September 30:
“It should be obvious that civil resistance cannot flourish in an atmosphere of violence.”
–Gandhi (Harijan, March 18, 1939)
Civil resistance is not the full picture of nonviolence in the least. Gandhi knew this, and he maintained that people needed at times to find ways other than disobedience; for example, if you are in the midst of a full-scale war, or another “atmosphere of violence.” The dynamic often shifts in these scenarios, where just going forward with daily life becomes the resistance itself. I’m thinking of Syria. The nonviolent movement having been forced mostly underground (or online, as we would say in more contemporary language), there are still heroic and certainly nonviolent acts taking place that do not include protests and direct confrontation. For instance, Syrian bus drivers are still working their routes, taking people to work and home, driving in the line of fire, but continuing their routine, their daily work, in spite of the violence around them.
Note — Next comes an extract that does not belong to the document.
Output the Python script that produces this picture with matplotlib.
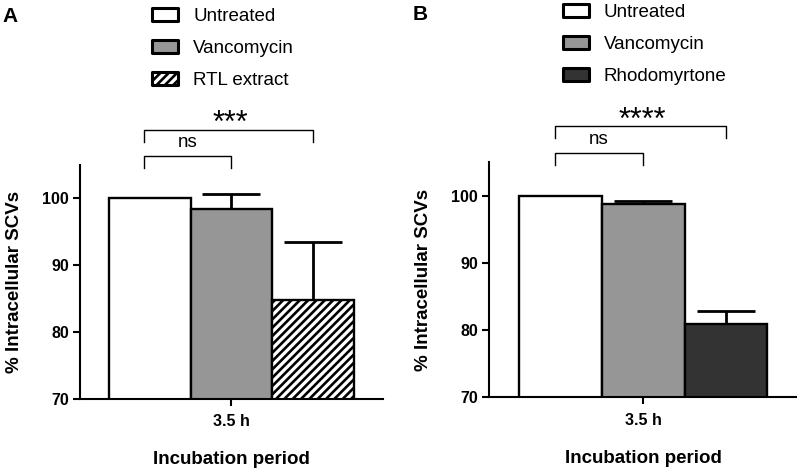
import matplotlib
matplotlib.use("Agg")
import matplotlib.pyplot as plt

plt.rcParams["font.family"] = ["Liberation Sans", "DejaVu Sans"]
plt.rcParams["hatch.linewidth"] = 1.9

# panel A
labels_a = ["Untreated", "Vancomycin", "RTL extract"]
values_a = [100.0, 98.4, 84.8]
errors_a = [0.0, 2.3, 8.7]

# panel B
labels_b = ["Untreated", "Vancomycin", "Rhodomyrtone"]
values_b = [100.0, 98.7, 80.9]
errors_b = [0.0, 0.5, 2.0]

group_label = "3.5 h"
yticks = [70, 80, 90, 100]

colors_a = ["white", "#969696", "white"]
hatches_a = [None, None, "////"]
colors_b = ["white", "#969696", "#333333"]
hatches_b = [None, None, None]

fig = plt.figure(figsize=(7.97, 4.71), dpi=100)
ax_a = fig.add_axes([0.1004, 0.1529, 0.380, 0.4968])
ax_b = fig.add_axes([0.614, 0.1565, 0.386, 0.4996])


def draw_panel(ax, labels, values, errors, colors, hatches, stars, leg_xy):
    xs = [-1, 0, 1]
    handles = []
    for x, v, e, c, h, lab in zip(xs, values, errors, colors, hatches, labels):
        b = ax.bar(x, v, width=1.0, color=c, edgecolor="black",
                   linewidth=1.7, hatch=h, label=lab, zorder=2)
        handles.append(b)
        if e > 0:
            ax.errorbar(x, v, yerr=[[0], [e]], fmt="none", ecolor="black",
                        elinewidth=2, capsize=21, capthick=2, zorder=1)

    ax.set_xlim(-1.86, 1.86)
    ax.set_ylim(70, 105)
    ax.set_yticks(yticks)
    ax.set_xticks([0])
    ax.set_xticklabels([group_label])
    for s in ["top", "right"]:
        ax.spines[s].set_visible(False)
    for s in ["left", "bottom"]:
        ax.spines[s].set_linewidth(1.5)
    ax.tick_params(direction="out", length=5, width=1.5, labelsize=11.5, pad=3)
    ax.tick_params(axis="x", pad=6)
    for t in ax.get_xticklabels() + ax.get_yticklabels():
        t.set_fontweight("bold")

    ax.set_ylabel("% Intracellular SCVs", fontsize=13.5, fontweight="bold")
    ax.set_xlabel("Incubation period", fontsize=13.5, fontweight="bold")
    ax.yaxis.set_label_coords(-0.187, 0.5)
    ax.xaxis.set_label_coords(0.5, -0.222)

    # significance brackets
    left = -1.07
    ax.plot([left, left, 0, 0], [104.6, 106.4, 106.4, 104.6], color="black",
            lw=1, clip_on=False)
    ax.text((left + 0) / 2, 107.7, "ns", ha="center", va="baseline",
            fontsize=13.5)
    ax.plot([left, left, 1, 1], [108.5, 110.3, 110.3, 108.5], color="black",
            lw=1, clip_on=False)
    ax.text((left + 1) / 2 + 0.02, 109.95, stars, ha="center", va="baseline",
            fontsize=22)

    leg = ax.legend(handles=handles, loc="upper left", bbox_to_anchor=leg_xy,
                    bbox_transform=fig.transFigure, frameon=False,
                    fontsize=13.5, borderpad=0, borderaxespad=0,
                    handlelength=1.4, handleheight=0.7, handletextpad=0.8,
                    labelspacing=0.78)
    for p in leg.get_patches():
        p.set_linewidth(2.2)
        p.set_joinstyle("round")


draw_panel(ax_a, labels_a, values_a, errors_a, colors_a, hatches_a, "***",
           (0.1907, 0.983))
draw_panel(ax_b, labels_b, values_b, errors_b, colors_b, hatches_b, "****",
           (0.706, 0.9915))

fig.text(0.003, 1 - 16 / 471, "A", fontsize=15, fontweight="bold",
         ha="left", va="center")
fig.text(413 / 797, 1 - 15 / 471, "B", fontsize=15, fontweight="bold",
         ha="left", va="center")

fig.savefig("out.png", dpi=100)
Or parents still managing to have meals together, or to be able to offer tea to a neighbor who comes by. It’s a mixture of grace and duty, dignity and power and it is available to all of us all of the time, but it shines brightest when we access it in the midst of extreme strife. There’s something, in other words, very human about it. We might call it “civil existence,” living for others even when we are afraid and uncertain.
Nonviolence requires that we think things through, not follow a list of tactical “to-dos” without questioning how they would be received in the situation we’re facing. This is the essence of strategic thinking in the real sense of the term.